I’ve said this many times in my life, and it bears repeating, especially in a circumstance as complex and vital as this one.  IF YOU WANT TO REALLY HELP PEOPLE — REALLY DO THE RIGHT THINGS, THE THINGS THAT THEY NEED — YOU MUST FIGURE OUT A WAY TO REACH THEM WITH THE APPROPRIATE TOOLS WHEREVER THEY ARE.  In a disjointed world, where we’re less unified in our physical communities than ever before, just offering people cooking classes isn’t going to stop the clock and turn things back to the time when getting a casserole and a salad on the table every night was considered the most basic of necessities.  We’ve got to create a system that supports people in every possible way without relying on them to reach too far outside of their comfort zones.  In short, we can’t expect them to put forth a huge amount of effort, but we have to get them to make a monumental behavior shift.

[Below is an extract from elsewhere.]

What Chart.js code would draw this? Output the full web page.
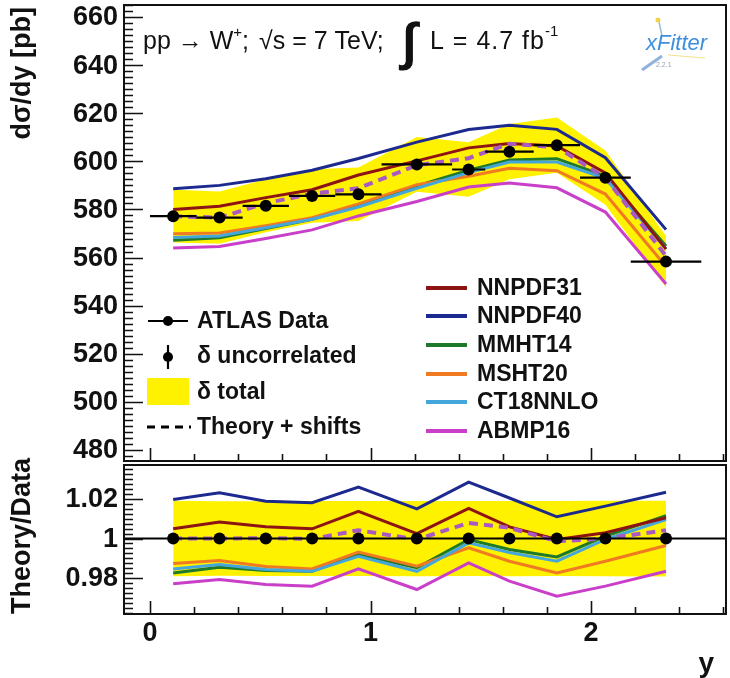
<!DOCTYPE html>
<html>
<head>
<meta charset="utf-8">
<script src="https://cdn.jsdelivr.net/npm/chart.js@4.4.1/dist/chart.umd.min.js"></script>
<style>
  html, body { margin: 0; padding: 0; background: #ffffff; }
  #wrap { position: relative; width: 730px; height: 678px; }
  #wrap canvas { position: absolute; left: 0; top: 0; }
</style>
</head>
<body>
<div id="wrap">
  <canvas id="xsec" width="730" height="678"></canvas>
  <canvas id="ratio" width="730" height="678"></canvas>
</div>
<script>
// W+ boson rapidity bins
const yCentres = [0.105, 0.315, 0.525, 0.735, 0.945, 1.21, 1.445, 1.63, 1.845, 2.065, 2.34];
const binLow   = [0.00, 0.21, 0.42, 0.63, 0.84, 1.05, 1.37, 1.52, 1.74, 1.95, 2.18];
const binHigh  = [0.21, 0.42, 0.63, 0.84, 1.05, 1.37, 1.52, 1.74, 1.95, 2.18, 2.50];

// measured cross section dσ/dy [pb] and its uncertainties
const atlasData = [577.2, 576.6, 581.5, 585.6, 586.3, 598.7, 596.6, 604.0, 606.7, 593.2, 558.3];
const uncorrErr = [1.6, 1.6, 1.6, 1.7, 1.7, 1.6, 1.9, 1.8, 1.8, 1.9, 2.0];
const totalErr  = [11.0, 10.9, 11.0, 11.1, 11.1, 11.4, 11.3, 11.5, 11.5, 11.3, 10.7];

// theory predictions dσ/dy [pb]
const nnpdf31Xs = [580.0, 581.3, 584.9, 588.2, 594.3, 600.2, 605.6, 607.4, 606.4, 595.2, 563.5];
const nnpdf40Xs = [588.6, 590.0, 592.8, 596.3, 601.2, 608.0, 613.2, 615.0, 613.3, 601.5, 571.6];
const mmht14Xs  = [567.2, 568.2, 572.1, 575.9, 581.5, 589.8, 596.3, 600.6, 601.1, 593.9, 564.8];
const msht20Xs  = [569.9, 570.2, 573.2, 576.6, 582.3, 590.3, 593.8, 597.1, 596.1, 586.4, 556.3];
const ct18Xs    = [568.3, 569.0, 572.4, 575.9, 581.0, 588.8, 595.3, 599.7, 599.7, 592.9, 563.7];
const abmp16Xs  = [564.0, 564.6, 567.9, 571.5, 577.3, 583.3, 589.3, 591.0, 589.0, 578.9, 549.0];
const shiftedXs = [577.2, 576.6, 582.6, 586.5, 588.8, 598.4, 601.3, 607.3, 605.9, 593.2, 560.6];

// theory / data ratios
const nnpdf31Ratio = [1.0049, 1.0083, 1.0059, 1.0049, 1.0138, 1.0025, 1.0152, 1.0059, 0.9995, 1.0029, 1.0105];
const nnpdf40Ratio = [1.0197, 1.0231, 1.0189, 1.0181, 1.0260, 1.0150, 1.0285, 1.0205, 1.0110, 1.0164, 1.0234];
const mmht14Ratio  = [0.9826, 0.9855, 0.9838, 0.9834, 0.9919, 0.9852, 0.9995, 0.9944, 0.9907, 1.0012, 1.0116];
const msht20Ratio  = [0.9873, 0.9889, 0.9858, 0.9846, 0.9931, 0.9860, 0.9953, 0.9885, 0.9826, 0.9885, 0.9965];
const ct18Ratio    = [0.9846, 0.9868, 0.9843, 0.9834, 0.9910, 0.9834, 0.9978, 0.9929, 0.9885, 0.9995, 1.0096];
const abmp16Ratio  = [0.9771, 0.9792, 0.9767, 0.9759, 0.9846, 0.9742, 0.9877, 0.9784, 0.9708, 0.9759, 0.9834];
const shiftedRatio = [1.0000, 1.0000, 1.0002, 0.9998, 1.0042, 0.9995, 1.0079, 1.0054, 0.9986, 1.0000, 1.0042];

// tick labels
const xTickLabels     = ['0', '1', '2'];
const xsecTickLabels  = ['480', '500', '520', '540', '560', '580', '600', '620', '640', '660'];
const ratioTickLabels = ['0.98', '1', '1.02'];

const pdfNames  = ['NNPDF31', 'NNPDF40', 'MMHT14', 'MSHT20', 'CT18NNLO', 'ABMP16'];
const pdfColors = ['#8e1414', '#1c2a8f', '#1e7a2a', '#f07a22', '#45a6dc', '#c93fc9'];
const shiftColor = '#a85ac2';
const bandColor = '#fff200';
const ink = '#111111';
const FONT = "'Liberation Sans', Arial, Helvetica, sans-serif";

const X_MIN = -0.118, X_MAX = 2.612;

const pts = arr => arr.map((v, i) => ({ x: yCentres[i], y: v }));

function lineSet(label, values, color, order, dash) {
  return {
    label, data: pts(values), borderColor: color, borderWidth: dash ? 4 : 3,
    borderDash: dash || [], pointRadius: 0, fill: false, tension: 0, order
  };
}

function bandSets(lower, upper) {
  return [
    { label: 'band+', data: pts(upper), borderWidth: 0, pointRadius: 0, tension: 0,
      backgroundColor: bandColor, fill: '+1', order: 20 },
    { label: 'band-', data: pts(lower), borderWidth: 0, pointRadius: 0, tension: 0,
      fill: false, order: 21 }
  ];
}

// ROOT-style frame with inward ticks, tick labels and axis titles
function framePlugin(cfg) {
  return {
    id: 'rootFrame_' + cfg.name,
    afterDatasetsDraw(chart) {
      if (cfg.over) cfg.over(chart);
    },
    afterDraw(chart) {
      const { ctx, chartArea: a, scales: { x, y } } = chart;
      ctx.save();
      ctx.strokeStyle = ink;
      ctx.lineWidth = 1.6;
      // y ticks
      const k0 = Math.ceil(y.min / cfg.yMinor - 1e-9), k1 = Math.floor(y.max / cfg.yMinor + 1e-9);
      ctx.beginPath();
      for (let k = k0; k <= k1; k++) {
        const py = Math.round(y.getPixelForValue(k * cfg.yMinor)) + 0.5;
        const len = (k % cfg.yPerMajor === 0) ? 19 : 9;
        ctx.moveTo(a.left, py); ctx.lineTo(a.left + len, py);
      }
      // x ticks
      const j0 = Math.ceil(x.min / 0.2 - 1e-9), j1 = Math.floor(x.max / 0.2 + 1e-9);
      for (let j = j0; j <= j1; j++) {
        const px = Math.round(x.getPixelForValue(j * 0.2)) + 0.5;
        const len = (j % 5 === 0) ? 13 : 7;
        ctx.moveTo(px, a.bottom); ctx.lineTo(px, a.bottom - len);
      }
      ctx.stroke();
      // frame
      ctx.lineWidth = 2;
      ctx.strokeRect(a.left, a.top, a.right - a.left, a.bottom - a.top);
      // y tick labels
      ctx.fillStyle = ink;
      ctx.font = 'bold 27px ' + FONT;
      ctx.textAlign = 'right';
      ctx.textBaseline = 'middle';
      cfg.yLabels.forEach(s => {
        ctx.fillText(s, a.left - 6, y.getPixelForValue(parseFloat(s)) + 1);
      });
      // x tick labels
      if (cfg.xLabels) {
        ctx.textAlign = 'center';
        ctx.textBaseline = 'top';
        cfg.xLabels.forEach(s => {
          ctx.fillText(s, x.getPixelForValue(parseFloat(s)), a.bottom + 6);
        });
        ctx.textAlign = 'right';
        ctx.textBaseline = 'alphabetic';
        ctx.font = 'bold 28px ' + FONT;
        ctx.fillText('y', a.right - 12, 672);
      }
      // y axis title
      ctx.save();
      ctx.font = 'bold 27px ' + FONT;
      ctx.translate(23, cfg.titleTop);
      ctx.rotate(-Math.PI / 2);
      ctx.textAlign = 'right';
      ctx.textBaseline = 'middle';
      ctx.fillText(cfg.title, 0, 0);
      ctx.restore();
      ctx.restore();
      if (cfg.extra) cfg.extra(chart);
    }
  };
}

function drawDataPoints(chart, values, errors, withBins) {
  const { ctx, scales: { x, y } } = chart;
  ctx.save();
  ctx.strokeStyle = '#000';
  ctx.fillStyle = '#000';
  ctx.lineWidth = 2.2;
  values.forEach((v, i) => {
    const py = y.getPixelForValue(v);
    ctx.beginPath();
    if (withBins) {
      ctx.moveTo(x.getPixelForValue(binLow[i]), py);
      ctx.lineTo(x.getPixelForValue(binHigh[i]), py);
    }
    if (errors) {
      const px = x.getPixelForValue(yCentres[i]);
      ctx.moveTo(px, y.getPixelForValue(v - errors[i]));
      ctx.lineTo(px, y.getPixelForValue(v + errors[i]));
    }
    ctx.stroke();
    ctx.beginPath();
    ctx.arc(x.getPixelForValue(yCentres[i]), py, 6, 0, Math.PI * 2);
    ctx.fill();
  });
  ctx.restore();
}

function drawLegendAndLabel(chart) {
  const ctx = chart.ctx;
  ctx.save();
  ctx.fillStyle = ink;
  // process label
  let cx = 143;
  const base = 49;
  const put = (txt, font, dy) => {
    ctx.font = font;
    ctx.fillText(txt, cx, base + (dy || 0));
    cx += ctx.measureText(txt).width;
  };
  ctx.textAlign = 'left';
  ctx.textBaseline = 'alphabetic';
  const reg = '25px ' + FONT;
  put('pp \u2192 W', reg);
  put('+', '15px ' + FONT, -12);
  put(';', reg);
  cx = 259;
  put('\u221As = 7 TeV;', reg);
  cx = 402;
  put('\u222B', 'bold 52px ' + FONT, 10);
  cx = 430;
  ctx.letterSpacing = '1px';
  put('L = 4.7 fb', reg);
  ctx.letterSpacing = '0px';
  put('-1', '15px ' + FONT, -13);

  // xFitter mark
  ctx.strokeStyle = '#9db8d6';
  ctx.lineWidth = 1.5;
  ctx.beginPath(); ctx.moveTo(659, 22); ctx.lineTo(662, 36); ctx.stroke();
  ctx.fillStyle = '#f3d24a';
  ctx.beginPath(); ctx.arc(658, 20, 2.5, 0, Math.PI * 2); ctx.fill();
  ctx.strokeStyle = '#8fb2dc';
  ctx.lineWidth = 3;
  ctx.beginPath(); ctx.moveTo(642, 70); ctx.lineTo(662, 56); ctx.stroke();
  ctx.strokeStyle = '#f5e08a';
  ctx.lineWidth = 1;
  ctx.beginPath(); ctx.moveTo(668, 55); ctx.lineTo(705, 58); ctx.stroke();
  ctx.fillStyle = '#3d8fdc';
  ctx.font = 'italic 22px ' + FONT;
  ctx.fillText('xFitter', 646, 50);
  ctx.fillStyle = '#9aa3ad';
  ctx.font = '7px ' + FONT;
  ctx.fillText('2.2.1', 656, 67);

  // legend, left block
  ctx.font = 'bold 23px ' + FONT;
  ctx.textBaseline = 'middle';
  ctx.fillStyle = ink;
  ctx.strokeStyle = '#000';
  ctx.lineWidth = 2.2;
  ctx.beginPath(); ctx.moveTo(148, 321); ctx.lineTo(188, 321); ctx.stroke();
  ctx.fillStyle = '#000';
  ctx.beginPath(); ctx.arc(168, 321, 5, 0, Math.PI * 2); ctx.fill();
  ctx.beginPath(); ctx.moveTo(168, 345); ctx.lineTo(168, 369); ctx.stroke();
  ctx.beginPath(); ctx.arc(168, 357, 5, 0, Math.PI * 2); ctx.fill();
  ctx.fillStyle = bandColor;
  ctx.fillRect(147, 378, 42, 27);
  ctx.strokeStyle = '#000';
  ctx.lineWidth = 3;
  ctx.setLineDash([8, 6]);
  ctx.beginPath(); ctx.moveTo(147, 427); ctx.lineTo(191, 427); ctx.stroke();
  ctx.setLineDash([]);
  ctx.fillStyle = ink;
  ctx.fillText('ATLAS Data', 197, 322);
  ctx.fillText('\u03B4 uncorrelated', 197, 357);
  ctx.fillText('\u03B4 total', 197, 393);
  ctx.fillText('Theory + shifts', 197, 428);

  // legend, PDF sets
  const rows = [288, 316, 345, 374, 402, 431];
  pdfNames.forEach((n, i) => {
    ctx.strokeStyle = pdfColors[i];
    ctx.lineWidth = 4;
    ctx.beginPath(); ctx.moveTo(426, rows[i]); ctx.lineTo(467, rows[i]); ctx.stroke();
    ctx.fillStyle = ink;
    ctx.fillText(n, 477, rows[i] + 1);
  });
  ctx.restore();
}

const commonOptions = (padding, yMin, yMax) => ({
  responsive: false,
  animation: false,
  devicePixelRatio: 1,
  layout: { padding },
  plugins: { legend: { display: false }, tooltip: { enabled: false } },
  scales: {
    x: { type: 'linear', min: X_MIN, max: X_MAX, display: false },
    y: { type: 'linear', min: yMin, max: yMax, display: false }
  }
});

// upper panel: cross section
const xsecSets = [
  ...bandSets(atlasData.map((d, i) => d - totalErr[i]), atlasData.map((d, i) => d + totalErr[i])),
  lineSet(pdfNames[0], nnpdf31Xs, pdfColors[0], 9),
  lineSet(pdfNames[1], nnpdf40Xs, pdfColors[1], 8),
  lineSet(pdfNames[2], mmht14Xs, pdfColors[2], 12),
  lineSet(pdfNames[3], msht20Xs, pdfColors[3], 11),
  lineSet(pdfNames[4], ct18Xs, pdfColors[4], 10),
  lineSet(pdfNames[5], abmp16Xs, pdfColors[5], 7),
  lineSet('Theory + shifts', shiftedXs, shiftColor, 3, [9, 6])
];

new Chart(document.getElementById('xsec'), {
  type: 'line',
  data: { datasets: xsecSets },
  options: commonOptions({ left: 124, top: 5, right: 4, bottom: 217 }, 475.4, 665.0),
  plugins: [framePlugin({
    name: 'xsec', yMinor: 2.5, yPerMajor: 8, yLabels: xsecTickLabels,
    title: 'd\u03C3/dy [pb]', titleTop: 7,
    over: ch => drawDataPoints(ch, atlasData, uncorrErr, true),
    extra: drawLegendAndLabel
  })]
});

// lower panel: theory / data
const ratioSets = [
  ...bandSets(atlasData.map((d, i) => 1 - totalErr[i] / d), atlasData.map((d, i) => 1 + totalErr[i] / d)),
  lineSet(pdfNames[0], nnpdf31Ratio, pdfColors[0], 9),
  lineSet(pdfNames[1], nnpdf40Ratio, pdfColors[1], 8),
  lineSet(pdfNames[2], mmht14Ratio, pdfColors[2], 12),
  lineSet(pdfNames[3], msht20Ratio, pdfColors[3], 11),
  lineSet(pdfNames[4], ct18Ratio, pdfColors[4], 10),
  lineSet(pdfNames[5], abmp16Ratio, pdfColors[5], 7),
  lineSet('Theory + shifts', shiftedRatio, shiftColor, 3, [9, 6])
];

new Chart(document.getElementById('ratio'), {
  type: 'line',
  data: { datasets: ratioSets },
  options: commonOptions({ left: 124, top: 465, right: 4, bottom: 64 }, 0.9618, 1.0372),
  plugins: [framePlugin({
    name: 'ratio', yMinor: 0.0025, yPerMajor: 8, yLabels: ratioTickLabels, xLabels: xTickLabels,
    title: 'Theory/Data', titleTop: 458,
    over: ch => {
      const { ctx, chartArea: a, scales: { y } } = ch;
      ctx.save();
      ctx.strokeStyle = '#000';
      ctx.lineWidth = 2;
      const py = y.getPixelForValue(1);
      ctx.beginPath(); ctx.moveTo(a.left, py); ctx.lineTo(a.right, py); ctx.stroke();
      ctx.restore();
      drawDataPoints(ch, atlasData.map(d => d / d), null, false);
    }
  })]
});
</script>
</body>
</html>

I believe it’s possible.  And I have some ideas.  But before we can even start thinking about getting people to cook again, we have to convince them that cooking is not a lost art.  We have to make it essential to human life again.  So I turn to proposals like Mark Bittman’s, and I continue to wonder: Will we ever, as a nation, as a world, be brave enough to move backward — away from “progress” in the form of convenience foods — to finally move forward?